Card fact: This is the final card of Fred Beene issued during his major league career.
What I thought about this card then: I didn't have it and neither did my brother or my friends. I do remember seeing it somewhere, perhaps when we made a trip to the Baseball Hall of Fame and the entire 1975 set was displayed before me. I know we would have had a field day with the last name, the longish hair, the look off into the distance.
What I think about this card now: Beene is airbrushed into an Indians uniform. He is most likely a Yankee in this photo.
Other stuff: This is the second straight post about a guy who was rather short for a major leaguer. At 5-foot-9, Beene endured constant questions about his height. He played in the Orioles organization, but struggled to break through since the O's had such great pitchers in the late '60s/early '70s. Eventually, Beene was traded to the Yankees. He enjoyed a strong 1973 season out of the bullpen, but was traded to the Indians early in the 1974 season.
That deal, which sent Beene, Fritz Peterson, Steve Kline and Tom Buskey to Cleveland for Chris Chambliss, Dick Tidrow and Cecil Upshaw, apparently enraged the Yankees players who thought management was breaking up a great group.
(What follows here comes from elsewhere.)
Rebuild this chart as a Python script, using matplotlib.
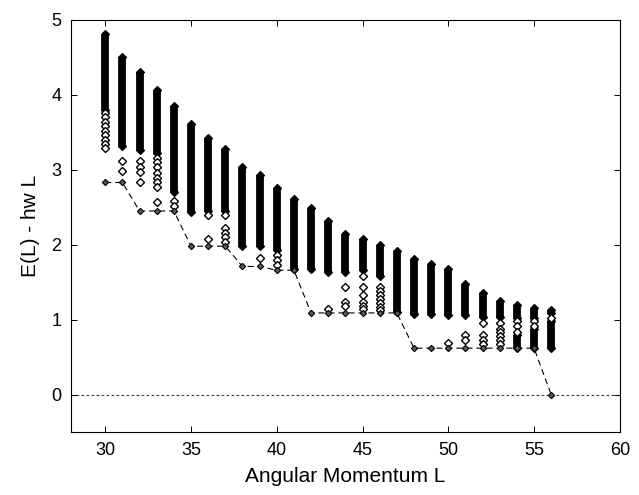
import numpy as np
import matplotlib
matplotlib.use("Agg")
import matplotlib.pyplot as plt

plt.rcParams['font.family'] = ['Liberation Sans', 'DejaVu Sans']

# angular momentum values
L_values = list(range(30, 57))

# lowest state for each L (yrast line)
yrast = [2.83, 2.83, 2.45, 2.45, 2.45, 1.98, 1.98, 1.98, 1.71, 1.71,
         1.66, 1.66, 1.09, 1.09, 1.09, 1.09, 1.09, 1.09, 0.62, 0.62,
         0.62, 0.62, 0.62, 0.62, 0.62, 0.62, 0.00]

# dense block of states (upper / lower edge) for each L
band_top = [4.81, 4.51, 4.31, 4.06, 3.85, 3.61, 3.43, 3.27, 3.04, 2.93,
            2.76, 2.61, 2.49, 2.31, 2.14, 2.07, 1.99, 1.91, 1.81, 1.74,
            1.67, 1.48, 1.35, 1.25, 1.19, 1.16, 1.13]
band_bottom = [3.80, 3.32, 3.26, 3.22, 2.70, 2.44, 2.45, 2.45, 1.98, 1.98,
               1.93, 1.67, 1.67, 1.64, 1.64, 1.66, 1.58, 1.10, 1.07, 1.07,
               1.06, 1.06, 1.04, 1.04, 1.02, 1.02, 1.09]

# second dense block for the last few L
extra_L = [54, 55, 56]
extra_top = [0.80, 0.87, 0.98]
extra_bottom = [0.62, 0.62, 0.62]

# isolated states between the dense block and the yrast line
sparse_levels = [
    [3.76, 3.70, 3.64, 3.58, 3.52, 3.46, 3.40, 3.34, 3.29],
    [3.11, 2.98],
    [3.11, 3.04, 2.97, 2.84],
    [3.16, 3.10, 3.03, 2.96, 2.89, 2.83, 2.77, 2.57],
    [2.58, 2.52],
    [],
    [2.40, 2.08],
    [2.40, 2.22, 2.16, 2.10, 2.04],
    [],
    [1.82],
    [1.86, 1.80, 1.73],
    [],
    [],
    [1.14],
    [1.44, 1.24, 1.18],
    [1.58, 1.44, 1.33, 1.24, 1.18, 1.14],
    [1.44, 1.38, 1.33, 1.27, 1.22, 1.17, 1.13],
    [],
    [],
    [],
    [0.69],
    [0.80, 0.73],
    [0.96, 0.80, 0.73, 0.67],
    [0.96, 0.87, 0.83, 0.78, 0.73, 0.67],
    [0.98, 0.91, 0.84],
    [0.98, 0.92],
    [1.02],
]

ms = 3.8
bar_w = 5.6
fig = plt.figure(figsize=(6.39, 4.95), dpi=100)
ax = fig.add_axes([0.111, 0.127, 0.859, 0.833])

ax.axhline(0, color='0.25', lw=0.8, ls=(0, (2.5, 2)), zorder=1)

# dense blocks drawn as thick bars capped with diamonds
ax.vlines(L_values, band_bottom, band_top, color='black', lw=bar_w, zorder=2)
ax.vlines(extra_L, extra_bottom, extra_top, color='black', lw=bar_w, zorder=2)
ax.plot(L_values, band_top, 'D', ls='none', ms=ms, mfc='black', mec='black', mew=0.9, zorder=3)
ax.plot(L_values, band_bottom, 'D', ls='none', ms=ms, mfc='black', mec='black', mew=0.9, zorder=3)
ax.plot(extra_L, extra_top, 'D', ls='none', ms=ms, mfc='black', mec='black', mew=0.9, zorder=3)
ax.plot(extra_L, extra_bottom, 'D', ls='none', ms=ms, mfc='black', mec='black', mew=0.9, zorder=3)

sx, sy = [], []
for L, levels in zip(L_values, sparse_levels):
    for e in levels:
        sx.append(L)
        sy.append(e)
ax.plot(sx, sy, 'D', ls='none', ms=ms, mfc='white', mec='black', mew=1.0, zorder=3)

ax.plot(L_values, yrast, color='black', lw=0.8, ls=(0, (5.5, 3.5)), zorder=4)
ax.plot(L_values, yrast, 'D', ls='none', ms=3.2, mfc='0.35', mec='black', mew=0.8, zorder=5)

ax.set_xlim(28, 60)
ax.set_ylim(-0.5, 5)
ax.set_xticks([30, 35, 40, 45, 50, 55, 60])
ax.set_yticks([0, 1, 2, 3, 4, 5])
ax.tick_params(direction='in', top=True, right=True, length=4, width=0.7, labelsize=13, pad=7)
for s in ax.spines.values():
    s.set_linewidth(0.8)
ax.set_xlabel('Angular Momentum L', fontsize=15, labelpad=6)
ax.set_ylabel('E(L) - hw L', fontsize=15, labelpad=8)

fig.savefig('out.png', dpi=100)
But the deal turned out very well for New York. (Topps was not able to get a photo of Beene as an Indian, even though he was traded to the team nearly a year before the set was issued. A pretty common problem back then).
Beene suffered arm trouble and didn't play in the majors past the 1975 season. He later served as a scout and was the guy who got Jim Morris signed to the Brewers. Morris was the player who quit baseball due to arm issues then came back 10 years later, made his major league debut for the Devil Rays at age 35, and was later played by Dennis Quaid in the movie "The Rookie."
Card facts: He is listed as 5-8 on the back of his card, but I've seen him mentioned as 5-9 elsewhere. ... I think "Spent 8 seasons in O's farm system" isn't exactly a career highlight.
Other blog stuff: If you want to read a detailed account on Beene, here it is. It sure came in handy. I haven't found stuff even half as complete for players far more accomplished than Beene. I guess that's what happens when you were a Yankee.